If you want to assign blame for a "meat grinder mentality" then I suggest the blundering fools in the French high command and general staff: Neville, Pétain and Foche being amongst the worst men to ever wear any military uniform. The British commanders, including Haig, were a rather pedestrian lot but the popular, late 20th century historians are, by and large, wrong about their leadership and ability. 


Edit: typo


----------



## cupper (1 Aug 2012)

E.R. Campbell said:
			
		

> If you want to assign blame for a "meat grinder mentality" then I suggest the blundering fools in the French high command and general staff: Neville, Pétain and Foche being amongst the worst men to ever wear any military uniform. The British commanders, including Haig, were a rather pedestrian lot but the popular, late 20th century historians are, by and large, wrong about their leadership and ability.



Stanley Kubrick's "Paths of Glory" does a good portrayal of this.

http://www.imdb.com/title/tt0050825/


----------



## QORvanweert (1 Aug 2012)

cupper said:
			
		

> Stanley Kubrick's "Paths of Glory" does a good portrayal of this.
> 
> http://www.imdb.com/title/tt0050825/



Excellent movie. Watched it on Netflix last week.


----------



## cupper (1 Aug 2012)

"King & Country" is another along the same theme, this time using the British Army as backdrop.

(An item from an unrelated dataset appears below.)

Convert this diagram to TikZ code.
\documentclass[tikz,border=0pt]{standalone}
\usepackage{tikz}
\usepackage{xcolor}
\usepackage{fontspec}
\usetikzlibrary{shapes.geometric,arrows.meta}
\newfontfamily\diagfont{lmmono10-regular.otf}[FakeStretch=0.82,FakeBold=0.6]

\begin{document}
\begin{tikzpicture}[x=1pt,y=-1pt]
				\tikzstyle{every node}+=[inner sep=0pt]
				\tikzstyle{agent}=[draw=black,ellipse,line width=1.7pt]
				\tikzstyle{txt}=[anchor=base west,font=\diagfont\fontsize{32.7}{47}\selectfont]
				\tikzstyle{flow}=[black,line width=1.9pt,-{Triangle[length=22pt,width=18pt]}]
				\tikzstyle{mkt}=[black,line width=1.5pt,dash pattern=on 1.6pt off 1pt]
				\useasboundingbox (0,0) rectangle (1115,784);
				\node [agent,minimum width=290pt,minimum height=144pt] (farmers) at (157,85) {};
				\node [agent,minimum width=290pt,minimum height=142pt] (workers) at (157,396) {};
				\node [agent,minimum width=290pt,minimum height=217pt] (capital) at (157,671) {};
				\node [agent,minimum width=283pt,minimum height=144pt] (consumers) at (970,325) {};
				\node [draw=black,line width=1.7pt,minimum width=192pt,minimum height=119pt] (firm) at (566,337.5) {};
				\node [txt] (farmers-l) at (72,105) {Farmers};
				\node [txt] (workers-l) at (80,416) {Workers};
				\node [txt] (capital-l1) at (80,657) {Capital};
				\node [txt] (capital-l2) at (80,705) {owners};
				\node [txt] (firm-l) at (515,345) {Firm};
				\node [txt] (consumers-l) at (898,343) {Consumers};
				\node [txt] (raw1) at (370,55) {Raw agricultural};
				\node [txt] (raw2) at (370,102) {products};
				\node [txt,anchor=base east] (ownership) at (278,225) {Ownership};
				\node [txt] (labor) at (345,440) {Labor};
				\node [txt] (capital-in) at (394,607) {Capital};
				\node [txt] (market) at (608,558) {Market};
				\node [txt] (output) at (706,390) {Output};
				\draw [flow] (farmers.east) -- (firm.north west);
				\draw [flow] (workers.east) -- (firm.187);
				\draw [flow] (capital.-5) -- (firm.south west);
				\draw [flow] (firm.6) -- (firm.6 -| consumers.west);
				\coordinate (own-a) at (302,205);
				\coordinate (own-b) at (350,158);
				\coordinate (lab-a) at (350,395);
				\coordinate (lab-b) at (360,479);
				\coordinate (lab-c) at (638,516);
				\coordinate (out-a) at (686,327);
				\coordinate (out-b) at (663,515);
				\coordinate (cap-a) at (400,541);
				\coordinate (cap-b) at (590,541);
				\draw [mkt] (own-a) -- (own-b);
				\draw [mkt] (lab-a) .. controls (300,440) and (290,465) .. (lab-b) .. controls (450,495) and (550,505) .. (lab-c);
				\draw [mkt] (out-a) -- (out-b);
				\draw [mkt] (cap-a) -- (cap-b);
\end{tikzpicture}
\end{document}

http://www.imdb.com/title/tt0058263/


----------



## daftandbarmy (2 Aug 2012)

I'd recommend a read of the account of the battle in this book: Shock Troops

http://www.amazon.ca/Shock-Troops-Canadians-Fighting-1917-18/dp/0670067350

It's an excellent description of the difficulties the Candians encountered during the battle, and how they overcame them.


----------